(Rows from a dataset of charts and code)
"""

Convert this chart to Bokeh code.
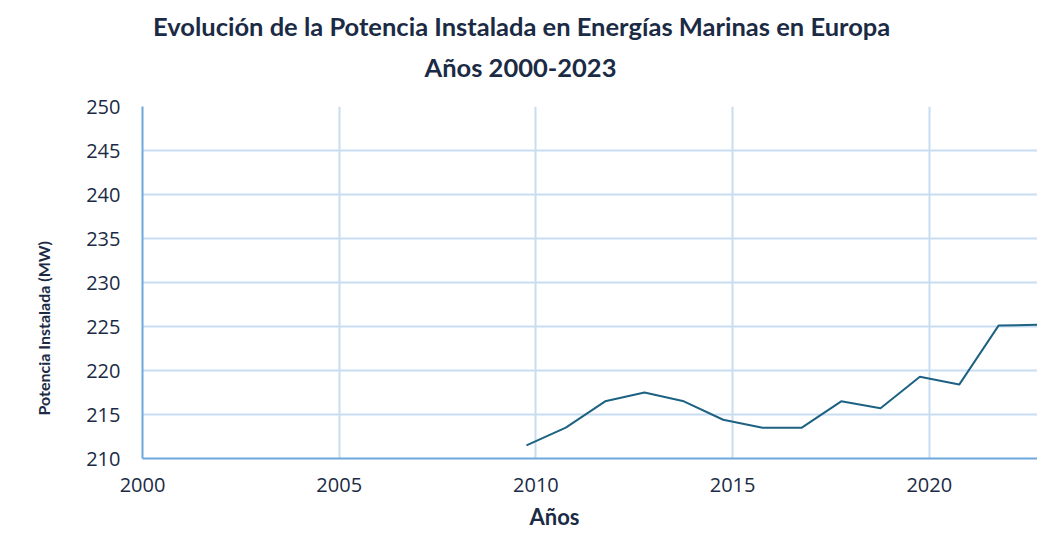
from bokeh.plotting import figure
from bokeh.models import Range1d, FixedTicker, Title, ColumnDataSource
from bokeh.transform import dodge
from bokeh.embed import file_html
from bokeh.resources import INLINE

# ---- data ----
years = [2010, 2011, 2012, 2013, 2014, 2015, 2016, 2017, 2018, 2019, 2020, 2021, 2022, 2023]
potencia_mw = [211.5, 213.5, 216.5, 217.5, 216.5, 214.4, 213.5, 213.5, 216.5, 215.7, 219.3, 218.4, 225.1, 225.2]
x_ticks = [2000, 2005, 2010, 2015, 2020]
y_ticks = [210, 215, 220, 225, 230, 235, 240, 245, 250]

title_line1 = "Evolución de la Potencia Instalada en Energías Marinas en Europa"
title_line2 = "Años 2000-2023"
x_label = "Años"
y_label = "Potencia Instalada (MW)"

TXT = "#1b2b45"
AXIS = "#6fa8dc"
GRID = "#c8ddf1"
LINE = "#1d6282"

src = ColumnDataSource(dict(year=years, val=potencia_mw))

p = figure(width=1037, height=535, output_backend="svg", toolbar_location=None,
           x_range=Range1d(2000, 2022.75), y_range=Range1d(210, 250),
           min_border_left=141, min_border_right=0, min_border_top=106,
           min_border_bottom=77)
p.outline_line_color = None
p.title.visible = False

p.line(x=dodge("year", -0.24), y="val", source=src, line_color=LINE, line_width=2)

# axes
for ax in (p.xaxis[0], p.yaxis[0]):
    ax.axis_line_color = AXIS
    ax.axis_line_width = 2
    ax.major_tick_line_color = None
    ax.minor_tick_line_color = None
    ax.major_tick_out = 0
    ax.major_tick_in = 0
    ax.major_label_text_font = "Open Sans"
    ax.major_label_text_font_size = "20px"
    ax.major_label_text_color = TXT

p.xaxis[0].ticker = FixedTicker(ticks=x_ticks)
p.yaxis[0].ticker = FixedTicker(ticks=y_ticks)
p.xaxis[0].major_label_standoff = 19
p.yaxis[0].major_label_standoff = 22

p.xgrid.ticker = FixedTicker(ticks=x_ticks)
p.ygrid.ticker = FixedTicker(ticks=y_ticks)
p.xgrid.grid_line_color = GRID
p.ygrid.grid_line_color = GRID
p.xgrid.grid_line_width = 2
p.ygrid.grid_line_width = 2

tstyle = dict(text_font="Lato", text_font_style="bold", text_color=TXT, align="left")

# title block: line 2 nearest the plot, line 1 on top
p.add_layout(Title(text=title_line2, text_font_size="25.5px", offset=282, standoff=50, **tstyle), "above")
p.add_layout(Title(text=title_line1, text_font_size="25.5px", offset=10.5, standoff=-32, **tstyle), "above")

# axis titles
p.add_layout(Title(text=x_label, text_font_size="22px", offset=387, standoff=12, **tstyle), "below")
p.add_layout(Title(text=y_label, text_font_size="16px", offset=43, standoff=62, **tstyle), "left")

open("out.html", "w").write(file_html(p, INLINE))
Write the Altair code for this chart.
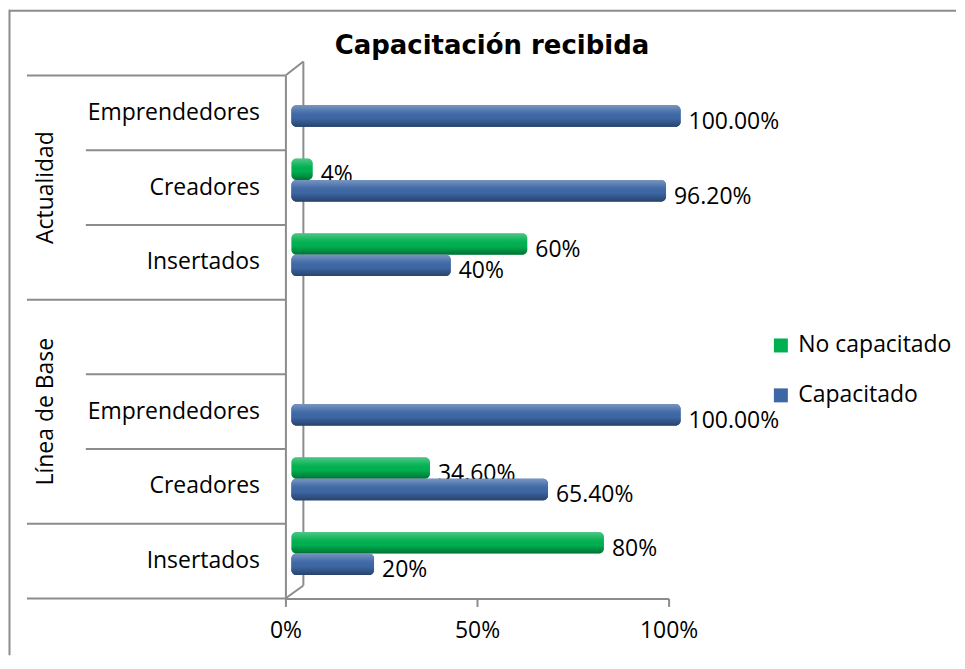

"""

Make an exact copy of every record, pictures excluded.

Convert this chart to Bokeh code.
from bokeh.plotting import figure
from bokeh.models import Range1d, FixedTicker, Title, ColumnDataSource
from bokeh.transform import dodge
from bokeh.embed import file_html
from bokeh.resources import INLINE

# ---- data ----
years = [2010, 2011, 2012, 2013, 2014, 2015, 2016, 2017, 2018, 2019, 2020, 2021, 2022, 2023]
potencia_mw = [211.5, 213.5, 216.5, 217.5, 216.5, 214.4, 213.5, 213.5, 216.5, 215.7, 219.3, 218.4, 225.1, 225.2]
x_ticks = [2000, 2005, 2010, 2015, 2020]
y_ticks = [210, 215, 220, 225, 230, 235, 240, 245, 250]

title_line1 = "Evolución de la Potencia Instalada en Energías Marinas en Europa"
title_line2 = "Años 2000-2023"
x_label = "Años"
y_label = "Potencia Instalada (MW)"

TXT = "#1b2b45"
AXIS = "#6fa8dc"
GRID = "#c8ddf1"
LINE = "#1d6282"

src = ColumnDataSource(dict(year=years, val=potencia_mw))

p = figure(width=1037, height=535, output_backend="svg", toolbar_location=None,
           x_range=Range1d(2000, 2022.75), y_range=Range1d(210, 250),
           min_border_left=141, min_border_right=0, min_border_top=106,
           min_border_bottom=77)
p.outline_line_color = None
p.title.visible = False

p.line(x=dodge("year", -0.24), y="val", source=src, line_color=LINE, line_width=2)

# axes
for ax in (p.xaxis[0], p.yaxis[0]):
    ax.axis_line_color = AXIS
    ax.axis_line_width = 2
    ax.major_tick_line_color = None
    ax.minor_tick_line_color = None
    ax.major_tick_out = 0
    ax.major_tick_in = 0
    ax.major_label_text_font = "Open Sans"
    ax.major_label_text_font_size = "20px"
    ax.major_label_text_color = TXT

p.xaxis[0].ticker = FixedTicker(ticks=x_ticks)
p.yaxis[0].ticker = FixedTicker(ticks=y_ticks)
p.xaxis[0].major_label_standoff = 19
p.yaxis[0].major_label_standoff = 22

p.xgrid.ticker = FixedTicker(ticks=x_ticks)
p.ygrid.ticker = FixedTicker(ticks=y_ticks)
p.xgrid.grid_line_color = GRID
p.ygrid.grid_line_color = GRID
p.xgrid.grid_line_width = 2
p.ygrid.grid_line_width = 2

tstyle = dict(text_font="Lato", text_font_style="bold", text_color=TXT, align="left")

# title block: line 2 nearest the plot, line 1 on top
p.add_layout(Title(text=title_line2, text_font_size="25.5px", offset=282, standoff=50, **tstyle), "above")
p.add_layout(Title(text=title_line1, text_font_size="25.5px", offset=10.5, standoff=-32, **tstyle), "above")

# axis titles
p.add_layout(Title(text=x_label, text_font_size="22px", offset=387, standoff=12, **tstyle), "below")
p.add_layout(Title(text=y_label, text_font_size="16px", offset=43, standoff=62, **tstyle), "left")

open("out.html", "w").write(file_html(p, INLINE))
Write the Altair code for this chart.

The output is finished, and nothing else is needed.